5. Pernikahan kristiani memiliki komitmen yang
bertumbuh. Komitmen ini semakin lama semakin dalam dan dewasa karena
akan melewati liku-liku perjalanan hidup bersama-sama. Proses
pendewasaan pernikahan terkadang mudah dilalui dan terkadang sulit
ditempuh, sehingga pasangan terkadang perlu memperbarui komitmen
sebelumnya dan terus-menerus mempererat hubungan dengan pasangannya.
Pernikahan
yang bertumbuh hanya dapat diciptakan oleh pasangan yang mandiri, yang
tidak lagi bergantung kepada orang tua, dan yang tidak bergantung pada
orang lain untuk memenuhi kepuasan emosional dan seksualnya. Suami istri
memang sebaiknya saling bergantung, namun bukan berarti masing-masing
pihak dituntut untuk memenuhi seluruh kebutuhan pasangannya baik secara
jasmani, rohani, dan kejiwaan. Hanya Tuhan yang sanggup memberikan
kepuasan total bagi kita. Oleh karena itu, suami istri perlu
mengembangkan diri semaksimal mungkin sesuai dengan rencana Tuhan,
sehingga hidup mereka dapat berarti dan dapat merasakan kepuasan hidup.
Pernikahan
kristiani yang bertumbuh juga hanya dapat terjadi dalam pernikahan
pasangan dewasa. Artinya, itu hanya akan terjadi dalam pernikahan yang
saling memerhatikan kepentingan pasangan, peka terhadap pasangannya, mau
berkorban demi kebaikan pasangan, bertanggung jawab, menjaga harga
dirinya sendiri, dan mengembangkan talenta diri. Itulah dasar kedewasaan
yang sejati.
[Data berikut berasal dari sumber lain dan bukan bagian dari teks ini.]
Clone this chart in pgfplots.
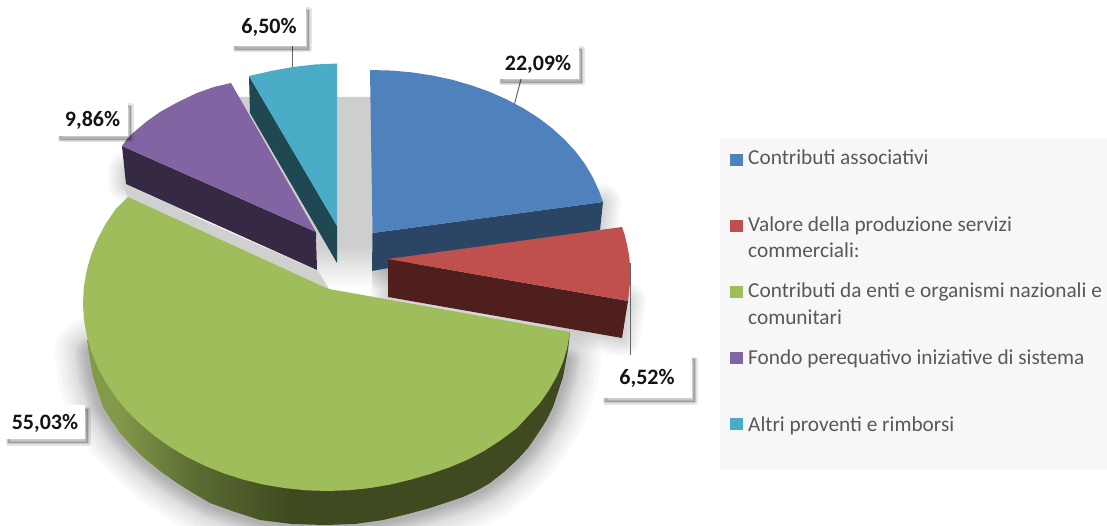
\documentclass[border=0pt]{standalone}
\usepackage{pgfplots}
\usepackage{pgfplotstable}
\usepackage{fontspec}
\setmainfont{Carlito}
\pgfplotsset{compat=1.18}
\definecolor{cBlue}{HTML}{4F81BD}
\definecolor{cBlueS}{HTML}{2A4664}
\definecolor{cRed}{HTML}{C0504D}
\definecolor{cRedS}{HTML}{4F1F1E}
\definecolor{cGreen}{HTML}{9FBD5B}
\definecolor{cPurple}{HTML}{8364A3}
\definecolor{cPurpleS}{HTML}{352943}
\definecolor{cCyan}{HTML}{4BACC8}
\definecolor{cCyanS}{HTML}{1F4853}
\definecolor{cBack}{HTML}{CECECE}
\definecolor{cTxt}{HTML}{595959}
\definecolor{sA}{HTML}{839A4A}
\definecolor{sB}{HTML}{5B6D33}
\definecolor{sC}{HTML}{3F4A20}
\pgfdeclarehorizontalshading{greenside}{100bp}{color(0bp)=(sA); color(25bp)=(sA); color(28bp)=(sA); color(36bp)=(sB); color(46bp)=(sC); color(100bp)=(sC)}
\pgfdeclareverticalshading{backfade}{100bp}{color(0bp)=(white); color(25bp)=(white); color(36bp)=(cBack); color(100bp)=(cBack)}
\pgfplotstableread{
x y
128 197
115.7 209
105.9 223.5
97.7 238.7
91.3 254.3
86.7 270.4
83.9 286.6
83 303
83.9 319.4
86.7 335.6
91.3 351.7
97.7 367.3
105.9 382.5
115.7 397
127.1 411
140.1 423.8
154.5 435.9
170.2 447
187 457
205 465.8
223.9 473.4
243.5 479.7
263.8 484.6
284.6 488.1
305.7 490.3
327 491
348.3 490.3
369.4 488.1
390.2 484.6
410.5 479.7
430.1 474
449 467.5
467 460
484 451
501 440
517 428
529 415
540 403
549 390
557 376
563 362
567 349
570 332
329 289
320 285
128 197
}\tGreenTop
\pgfplotstableread{
x y
87 340
90 360
93 377
98 392
103 407
111 420
120 433
131 445
143 457
160 471
177 483
193 493
210 503
235 512
260 520
292 524
325 525
355 524
383 520
408 514
430 508
463 497
478 490
490 483
504 472
517 460
528 448
537 435
546 421
553 407
558 392
563 377
568 350
570 332
430 380
200 350
87 340
}\tGreenSide
\pgfplotstableread{
x y
90 352
93 377
98 392
103 407
111 420
120 433
131 445
143 457
160 471
177 483
193 493
210 503
235 512
260 520
292 524
325 525
355 524
383 520
408 514
430 508
463 497
478 490
490 483
504 472
517 460
528 448
537 435
546 421
553 407
558 392
563 377
566 360
}\tGreenEdge
\pgfplotstableread{
x y
370 70
392.5 70.6
412.8 72.5
432.8 75.6
452.4 79.8
471.3 85.3
489.5 91.8
506.8 99.5
523 108.1
538.2 117.7
552 128.2
564.5 139.5
575.5 151.5
585 164.1
592.8 177.3
599 190.8
603 202
372.5 233
370 70
}\tBlueTop
\pgfplotstableread{
x y
372.5 233
603 202
600 230
372 271
372.5 233
}\tBlueSide
\pgfplotstableread{
x y
388 259
622 227
625 236
627 245
629 255
630 265
630.5 274
630 283
629 292
628 301
388 259
}\tRedTop
\pgfplotstableread{
x y
388 259
628 301
622 338
388 297
388 259
}\tRedSide
\pgfplotstableread{
x y
122 146
127 139
133 133
146 122
160 112
178 102
197 93
214 87
231 83
316 232
122 146
}\tPurpleTop
\pgfplotstableread{
x y
122 146
316 232
317 270
126 184
122 146
}\tPurpleSide
\pgfplotstableread{
x y
126 170
126 184
180 208
}\tPurpleEdge
\pgfplotstableread{
x y
249 76
271 71
293 67
315 64.5
337 63.5
337 226
249 76
}\tCyanTop
\pgfplotstableread{
x y
249 76
337 226
337 263
250 113
249 76
}\tCyanSide
\pgfplotstableread{
x y
235 97
372 97
372 288
317 288
317 240
235 97
}\tBack
\pgfplotstableread{
x y
123 185
318 271
329 289
128 197
123 185
}\tBand
\pgfplotstableread{
x y
0 0
1107 0
1107 526
0 526
0 0
}\tPage
\pgfplotstableread{
x y
720 139
1107 139
1107 469
720 469
720 139
}\tLegendBox
\newcommand\sh[2]{\addplot[draw=black,draw opacity=.024,line join=round,line cap=round,line width=#1pt] table {#2};}
\newcommand\softshadow[1]{\sh{70}{#1}\sh{62}{#1}\sh{54}{#1}\sh{47}{#1}\sh{40}{#1}\sh{33}{#1}\sh{29}{#1}\sh{26}{#1}\sh{23}{#1}\sh{20}{#1}\sh{17}{#1}\sh{14}{#1}\sh{11}{#1}\sh{8}{#1}}
\newcommand\softshadowsmall[1]{\sh{36}{#1}\sh{31}{#1}\sh{26}{#1}\sh{21}{#1}\sh{16}{#1}\sh{11}{#1}\sh{6}{#1}}
\newcommand\labbox[4]{%
  \addplot[shift={(3pt,-4pt)},fill=black,fill opacity=.22,draw=black,draw opacity=.10,line width=5pt,line join=round] coordinates {(#1,#2) (#3,#2) (#3,#4) (#1,#4) (#1,#2)};
  \addplot[shift={(3pt,-4pt)},draw=black,draw opacity=.10,line width=2pt,line join=round] coordinates {(#1,#2) (#3,#2) (#3,#4) (#1,#4) (#1,#2)};
  \addplot[fill=white,draw=none] coordinates {(#1,#2) (#3,#2) (#3,#4) (#1,#4) (#1,#2)};
}
\newcommand\lab[3]{\node[font=\fontsize{22}{24}\selectfont\bfseries,text=black!92,anchor=center,inner sep=0pt] at (axis cs:#1,#2) {#3};}
\newcommand\legtxt[3]{\node[font=\fontsize{21.3}{24}\selectfont,text=cTxt,anchor=base west,inner sep=0pt] at (axis cs:#1,#2) {#3};}
\newcommand\legpatch[2]{\addplot[fill=#1,draw=none] coordinates {(730,#2-6) (743,#2-6) (743,#2+6) (730,#2+6)};}
\begin{document}
\begin{tikzpicture}
\begin{axis}[name=a,width=1107pt,height=526pt,scale only axis,hide axis,
  xmin=0,xmax=1107,ymin=0,ymax=526,y dir=reverse]
\addplot[fill=white,draw=none] table {\tPage};
\addplot[fill=black!3,draw=none] table {\tLegendBox};
% soft shadows under the slices
\softshadow{\tGreenEdge}
\softshadowsmall{\tPurpleEdge}
\softshadowsmall{\tBlueSide}
\softshadowsmall{\tRedSide}
% grey backdrop
\addplot[shade,shading=backfade,draw=none] table {\tBack};
\addplot[fill=cBack!95!white,draw=none] table {\tBand};
% leader lines
\addplot[draw=black!60,line width=1pt] coordinates {(292,46) (292,67)};
\addplot[draw=black!60,line width=1pt] coordinates {(521,79) (514,106)};
\addplot[draw=black!60,line width=1pt] coordinates {(630,263) (630,355)};
% cyan
\addplot[fill=cCyanS,draw=none] table {\tCyanSide};
\addplot[fill=cCyan,draw=none] table {\tCyanTop};
% purple
\addplot[fill=cPurpleS,draw=none] table {\tPurpleSide};
\addplot[fill=cPurple,draw=none] table {\tPurpleTop};
% blue
\addplot[fill=cBlueS,draw=none] table {\tBlueSide};
\addplot[fill=cBlue,draw=none] table {\tBlueTop};
% green
\addplot[shade,shading=greenside,draw=none] table {\tGreenSide};
\addplot[fill=cGreen,draw=none] table {\tGreenTop};
% red
\addplot[fill=cRedS,draw=none] table {\tRedSide};
\addplot[fill=cRed,draw=none] table {\tRedTop};
% data labels
\labbox{232}{6}{306}{46}
\labbox{57}{102}{128}{136}
\labbox{498}{45}{579}{79}
\labbox{602}{355}{692}{398}
\labbox{5}{405}{85}{439}
\lab{269}{27}{6,50\%}
\lab{92.5}{120}{9,86\%}
\lab{538}{64}{22,09\%}
\lab{647}{378}{6,52\%}
\lab{45}{423}{55,03\%}
% legend
\legpatch{cBlue}{160}
\legpatch{cRed}{226}
\legpatch{cGreen}{292}
\legpatch{cPurple}{358}
\legpatch{cCyan}{424}
\legtxt{748}{165}{Contributi associativi}
\legtxt{748}{232}{Valore della produzione servizi}
\legtxt{748}{258}{commerciali:}
\legtxt{748}{298}{Contributi da enti e organismi nazionali e}
\legtxt{748}{324}{comunitari}
\legtxt{748}{364}{Fondo perequativo iniziative di sistema}
\legtxt{748}{431}{Altri proventi e rimborsi}
\end{axis}
\pgfresetboundingbox
\path[use as bounding box] (a.south west) rectangle (a.north east);
\end{tikzpicture}
\end{document}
Dengan kata lain, pernikahan yang berkembang tidak lagi
memikirkan "saya", tetapi "kita". Masing-masing perlu menyesuaikan diri
dengan kebutuhan pasangan dalam berbagai hal, seperti kebiasaan, waktu,
emosi, dan cinta kasih. Seandainya suami lebih senang bekerja hingga
larut malam, seyogianya suami tidak selalu tidur terlalu malam agar
istri tidak merasa kesepian karena harus tidur sendirian. Dalam hal ini,
kedua belah pihak harus memiliki kebijaksanaan untuk menyesuaikan diri
dengan pasangannya. Demikian juga dalam hal hubungan kita dengan anggota
keluarga yang lain.
Pernikahan yang berkembang bukanlah
pernikahan yang terasa manis pada beberapa bulan pertama pernikahan
saja, melainkan pernikahan yang bahkan semakin manis seiring berjalannya
waktu. Untuk mencegah timbulnya rasa jenuh dalam pernikahan, Anda perlu
secara teratur menyediakan waktu khusus untuk memperbarui kasih Anda.
Misalnya dengan berlibur bersama, membiasakan diri untuk berbagi cerita
setiap hari, atau mengikuti program yang dapat memupuk kasih suami istri
(marriage enrichment). Hal ini sesuai dengan isi firman Tuhan dalam
Efesus 4:13 (versi BIS), "Dengan demikian kita semua menjadi satu oleh
iman yang sama dan pengertian yang sama mengenai Anak Allah. Dan kita
menjadi orang-orang yang dewasa yang makin lama makin bertambah sempurna
seperti Kristus."
6. Pernikahan kristiani memiliki komitmen yang
berpengharapan. Meskipun kita tidak mengetahui apa yang akan terjadi
pada masa depan kita, namun tetaplah memiliki pengharapan di dalam
Kristus. Suami/istri yang merasa pernikahannya tidak berpengharapan,
tidak akan berusaha untuk mempertahankan pernikahannya lagi, sehingga
pernikahannya akan hancur dengan lebih cepat. Tugas kita dalam
pernikahan adalah memberikan diri kita kepada pasangan dalam kasih
dengan penuh pengharapan, sama seperti Yesus Kristus yang memberikan
diri-Nya kepada umat-Nya. Pengharapan kita semata-mata hanya karena
Kristus dan di dalam Kristus.
Bagaimana dengan komitmen Anda berdua terhadap pernikahan Anda? Selamat berbahagia dan tetaplah pegang teguh komitmen Anda!